### EXERCISE AIM
Retype exactly what appears below from the line containing "Recreate this image" down to the line containing "from matplotlib.ticker import MultipleLocator", keeping both end lines. Do not include pictures.

### EXCERPTED RECORDS
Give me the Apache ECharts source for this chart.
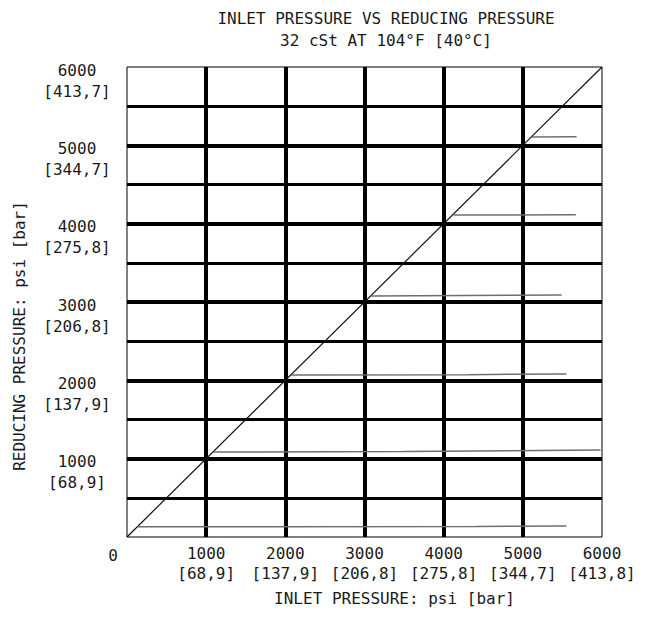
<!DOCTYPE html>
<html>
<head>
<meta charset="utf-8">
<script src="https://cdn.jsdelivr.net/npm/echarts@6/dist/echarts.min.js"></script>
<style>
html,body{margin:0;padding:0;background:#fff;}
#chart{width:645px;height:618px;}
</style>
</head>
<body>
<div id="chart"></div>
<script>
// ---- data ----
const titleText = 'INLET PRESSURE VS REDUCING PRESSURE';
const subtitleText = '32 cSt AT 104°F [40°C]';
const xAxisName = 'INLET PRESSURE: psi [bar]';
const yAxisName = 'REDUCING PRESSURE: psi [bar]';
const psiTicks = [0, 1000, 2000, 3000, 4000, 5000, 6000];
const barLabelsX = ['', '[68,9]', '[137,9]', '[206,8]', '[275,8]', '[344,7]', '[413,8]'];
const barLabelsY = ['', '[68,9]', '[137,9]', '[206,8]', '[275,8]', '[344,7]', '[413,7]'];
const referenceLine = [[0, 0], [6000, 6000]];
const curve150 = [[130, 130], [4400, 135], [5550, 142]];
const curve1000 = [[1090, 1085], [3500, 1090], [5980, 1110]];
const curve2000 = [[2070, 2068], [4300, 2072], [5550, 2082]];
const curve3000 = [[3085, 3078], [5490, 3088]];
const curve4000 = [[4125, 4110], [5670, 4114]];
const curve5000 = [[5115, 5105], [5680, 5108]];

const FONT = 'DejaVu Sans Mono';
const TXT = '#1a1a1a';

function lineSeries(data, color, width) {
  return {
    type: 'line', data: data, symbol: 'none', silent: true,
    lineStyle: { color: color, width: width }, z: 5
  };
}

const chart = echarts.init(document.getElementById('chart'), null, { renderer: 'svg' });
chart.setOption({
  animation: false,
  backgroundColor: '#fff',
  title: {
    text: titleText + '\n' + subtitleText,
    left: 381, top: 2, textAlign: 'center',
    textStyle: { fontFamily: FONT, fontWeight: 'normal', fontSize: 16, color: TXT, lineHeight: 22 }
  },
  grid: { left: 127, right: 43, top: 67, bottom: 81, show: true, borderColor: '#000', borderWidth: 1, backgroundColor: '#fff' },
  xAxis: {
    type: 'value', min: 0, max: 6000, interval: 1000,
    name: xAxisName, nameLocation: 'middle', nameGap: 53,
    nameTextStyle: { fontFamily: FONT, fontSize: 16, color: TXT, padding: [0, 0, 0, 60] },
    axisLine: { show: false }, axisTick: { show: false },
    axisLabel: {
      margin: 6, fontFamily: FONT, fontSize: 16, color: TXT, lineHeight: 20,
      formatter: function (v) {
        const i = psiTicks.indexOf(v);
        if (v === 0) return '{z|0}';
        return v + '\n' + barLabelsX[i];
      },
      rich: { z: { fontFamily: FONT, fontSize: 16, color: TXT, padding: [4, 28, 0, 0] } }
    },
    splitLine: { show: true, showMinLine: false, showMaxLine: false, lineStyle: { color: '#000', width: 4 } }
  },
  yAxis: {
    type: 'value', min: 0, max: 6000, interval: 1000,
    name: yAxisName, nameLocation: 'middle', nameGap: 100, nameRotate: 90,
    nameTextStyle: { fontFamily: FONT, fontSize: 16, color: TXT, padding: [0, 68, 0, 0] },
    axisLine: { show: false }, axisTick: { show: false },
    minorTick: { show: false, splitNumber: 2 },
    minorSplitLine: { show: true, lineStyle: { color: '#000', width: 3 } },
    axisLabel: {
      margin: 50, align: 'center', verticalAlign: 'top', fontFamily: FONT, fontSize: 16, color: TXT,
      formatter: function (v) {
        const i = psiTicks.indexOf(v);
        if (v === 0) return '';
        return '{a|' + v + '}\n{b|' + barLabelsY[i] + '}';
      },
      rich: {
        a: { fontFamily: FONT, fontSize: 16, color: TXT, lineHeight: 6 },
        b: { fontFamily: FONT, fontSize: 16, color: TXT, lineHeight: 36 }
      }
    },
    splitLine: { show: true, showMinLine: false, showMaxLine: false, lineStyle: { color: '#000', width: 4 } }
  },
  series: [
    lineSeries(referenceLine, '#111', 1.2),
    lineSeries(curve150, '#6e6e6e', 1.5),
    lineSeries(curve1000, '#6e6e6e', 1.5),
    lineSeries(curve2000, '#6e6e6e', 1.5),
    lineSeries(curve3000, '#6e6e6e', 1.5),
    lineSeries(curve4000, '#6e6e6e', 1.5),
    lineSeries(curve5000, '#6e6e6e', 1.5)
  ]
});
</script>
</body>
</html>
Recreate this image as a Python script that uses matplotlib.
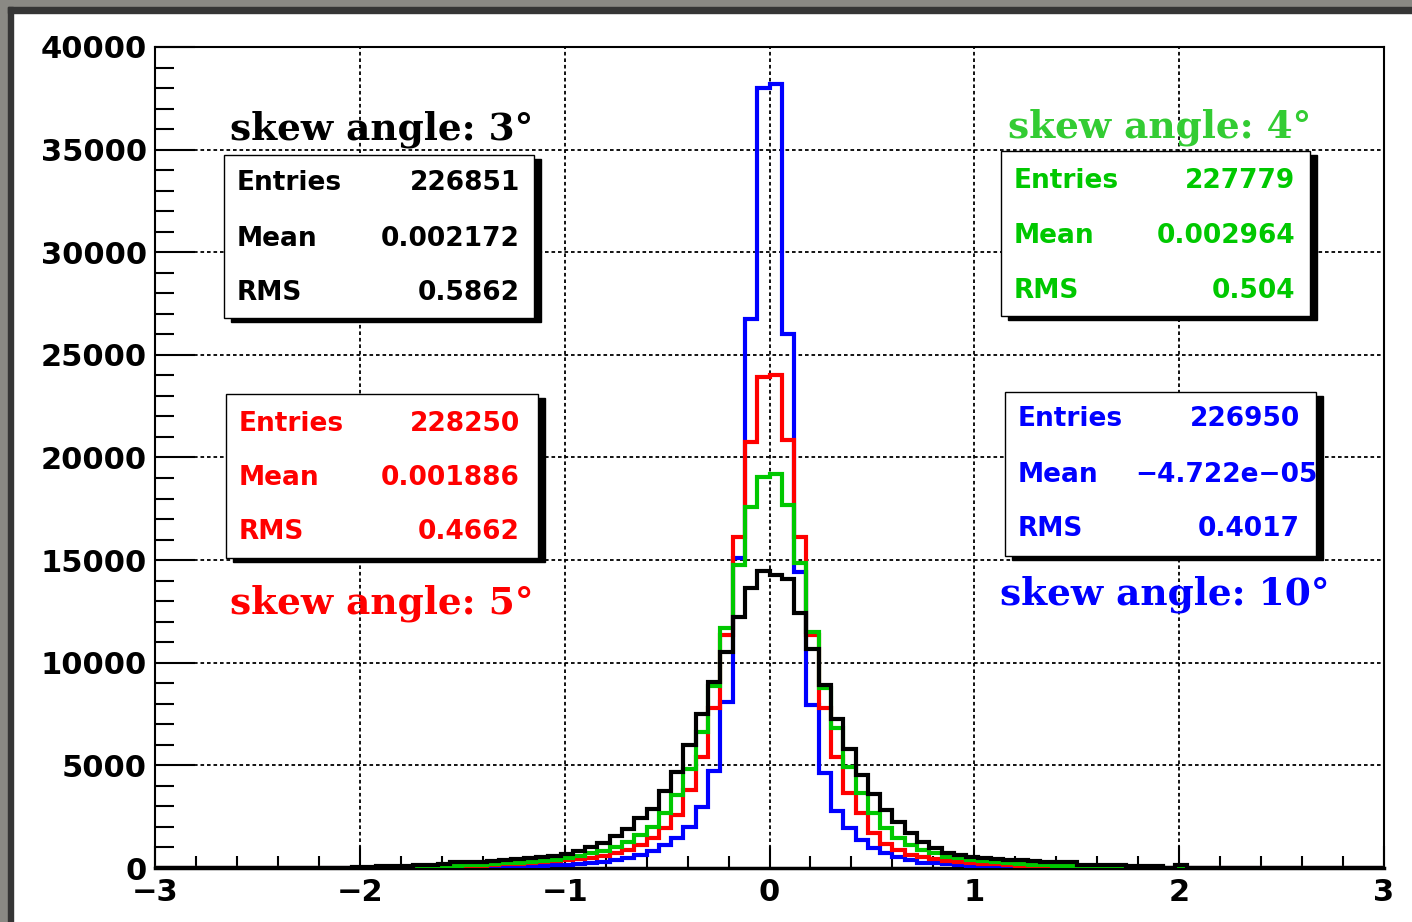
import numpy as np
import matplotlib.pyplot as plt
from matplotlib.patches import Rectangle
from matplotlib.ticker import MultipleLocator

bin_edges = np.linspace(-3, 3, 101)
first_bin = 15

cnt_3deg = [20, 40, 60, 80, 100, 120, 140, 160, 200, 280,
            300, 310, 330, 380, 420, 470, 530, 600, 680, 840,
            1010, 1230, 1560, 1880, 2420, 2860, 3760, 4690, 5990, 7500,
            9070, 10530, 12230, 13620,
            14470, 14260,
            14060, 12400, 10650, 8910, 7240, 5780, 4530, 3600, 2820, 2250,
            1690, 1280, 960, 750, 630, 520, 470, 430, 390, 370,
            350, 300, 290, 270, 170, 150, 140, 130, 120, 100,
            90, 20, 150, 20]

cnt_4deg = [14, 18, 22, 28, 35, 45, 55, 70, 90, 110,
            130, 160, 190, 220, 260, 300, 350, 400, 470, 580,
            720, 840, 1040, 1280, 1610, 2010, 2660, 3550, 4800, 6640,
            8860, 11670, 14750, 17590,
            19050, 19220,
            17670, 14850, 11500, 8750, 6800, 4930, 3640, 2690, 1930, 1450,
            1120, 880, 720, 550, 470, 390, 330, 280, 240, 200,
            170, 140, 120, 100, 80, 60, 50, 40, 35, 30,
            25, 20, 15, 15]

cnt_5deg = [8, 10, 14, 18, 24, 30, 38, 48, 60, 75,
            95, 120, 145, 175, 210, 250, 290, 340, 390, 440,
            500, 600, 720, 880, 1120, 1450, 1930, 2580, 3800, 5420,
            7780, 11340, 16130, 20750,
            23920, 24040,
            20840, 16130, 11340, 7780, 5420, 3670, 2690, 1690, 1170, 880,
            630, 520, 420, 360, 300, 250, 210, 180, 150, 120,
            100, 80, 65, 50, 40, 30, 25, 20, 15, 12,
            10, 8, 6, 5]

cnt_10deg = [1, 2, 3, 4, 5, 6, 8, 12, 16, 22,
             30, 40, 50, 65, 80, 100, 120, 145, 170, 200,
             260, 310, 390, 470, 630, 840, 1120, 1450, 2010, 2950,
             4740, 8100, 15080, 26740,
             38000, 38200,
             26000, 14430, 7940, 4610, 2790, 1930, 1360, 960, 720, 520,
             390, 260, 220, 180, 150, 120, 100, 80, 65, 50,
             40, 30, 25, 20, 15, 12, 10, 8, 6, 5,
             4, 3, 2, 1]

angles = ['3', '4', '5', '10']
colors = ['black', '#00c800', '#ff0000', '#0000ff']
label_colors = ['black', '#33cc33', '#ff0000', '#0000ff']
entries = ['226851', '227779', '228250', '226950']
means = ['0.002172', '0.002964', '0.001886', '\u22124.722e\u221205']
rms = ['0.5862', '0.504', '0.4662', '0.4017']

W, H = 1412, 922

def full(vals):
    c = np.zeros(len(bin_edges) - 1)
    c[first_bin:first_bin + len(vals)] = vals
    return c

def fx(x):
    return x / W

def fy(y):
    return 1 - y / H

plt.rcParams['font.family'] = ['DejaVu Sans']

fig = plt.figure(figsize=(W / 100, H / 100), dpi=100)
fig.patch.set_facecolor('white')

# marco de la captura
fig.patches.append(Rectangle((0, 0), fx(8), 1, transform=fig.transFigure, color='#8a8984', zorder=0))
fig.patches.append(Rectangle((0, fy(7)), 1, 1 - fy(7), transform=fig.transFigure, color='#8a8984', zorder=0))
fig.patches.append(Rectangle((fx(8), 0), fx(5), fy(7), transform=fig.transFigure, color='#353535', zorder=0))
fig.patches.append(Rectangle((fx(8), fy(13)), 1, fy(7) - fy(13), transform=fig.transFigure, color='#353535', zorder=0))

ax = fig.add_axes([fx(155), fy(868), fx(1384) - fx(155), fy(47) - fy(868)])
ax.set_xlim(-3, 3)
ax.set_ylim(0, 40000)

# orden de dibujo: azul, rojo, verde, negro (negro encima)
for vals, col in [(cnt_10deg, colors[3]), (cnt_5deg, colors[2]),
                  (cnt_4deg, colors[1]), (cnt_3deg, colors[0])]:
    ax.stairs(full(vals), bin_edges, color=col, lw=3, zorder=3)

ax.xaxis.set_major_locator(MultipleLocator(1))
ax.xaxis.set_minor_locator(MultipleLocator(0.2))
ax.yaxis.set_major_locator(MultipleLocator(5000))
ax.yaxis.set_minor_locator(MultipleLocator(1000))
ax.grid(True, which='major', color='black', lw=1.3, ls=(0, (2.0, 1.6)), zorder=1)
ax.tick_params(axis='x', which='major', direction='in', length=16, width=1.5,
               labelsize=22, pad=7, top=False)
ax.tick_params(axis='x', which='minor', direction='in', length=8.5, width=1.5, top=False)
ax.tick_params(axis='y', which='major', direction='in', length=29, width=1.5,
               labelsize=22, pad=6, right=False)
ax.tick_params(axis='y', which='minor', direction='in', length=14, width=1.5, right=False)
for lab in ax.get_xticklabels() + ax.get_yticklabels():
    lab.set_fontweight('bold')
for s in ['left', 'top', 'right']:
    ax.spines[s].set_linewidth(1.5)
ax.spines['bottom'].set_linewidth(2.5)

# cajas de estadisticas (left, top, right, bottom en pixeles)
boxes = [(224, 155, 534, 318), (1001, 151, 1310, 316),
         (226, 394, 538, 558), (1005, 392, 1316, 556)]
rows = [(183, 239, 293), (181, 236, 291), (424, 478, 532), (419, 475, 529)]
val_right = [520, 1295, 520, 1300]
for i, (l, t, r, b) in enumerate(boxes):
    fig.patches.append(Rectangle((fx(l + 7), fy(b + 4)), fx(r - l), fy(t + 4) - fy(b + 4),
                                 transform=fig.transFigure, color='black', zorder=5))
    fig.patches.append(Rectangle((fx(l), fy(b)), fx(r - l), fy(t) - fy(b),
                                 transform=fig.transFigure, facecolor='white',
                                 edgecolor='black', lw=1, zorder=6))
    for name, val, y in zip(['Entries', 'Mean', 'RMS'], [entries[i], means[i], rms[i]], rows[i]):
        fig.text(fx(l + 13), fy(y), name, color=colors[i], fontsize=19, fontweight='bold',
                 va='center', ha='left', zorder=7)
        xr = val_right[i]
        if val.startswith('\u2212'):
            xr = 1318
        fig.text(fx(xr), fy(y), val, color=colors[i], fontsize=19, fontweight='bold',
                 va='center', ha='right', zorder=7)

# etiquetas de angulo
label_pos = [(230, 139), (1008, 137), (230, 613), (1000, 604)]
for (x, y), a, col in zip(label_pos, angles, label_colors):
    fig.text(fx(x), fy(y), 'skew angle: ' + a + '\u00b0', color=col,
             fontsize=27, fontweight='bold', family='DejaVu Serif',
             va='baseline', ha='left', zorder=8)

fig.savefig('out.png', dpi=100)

### SOLUTION FOR THIS TASK
Recreate this image as a Python script that uses matplotlib.
import numpy as np
import matplotlib.pyplot as plt
from matplotlib.patches import Rectangle
from matplotlib.ticker import MultipleLocator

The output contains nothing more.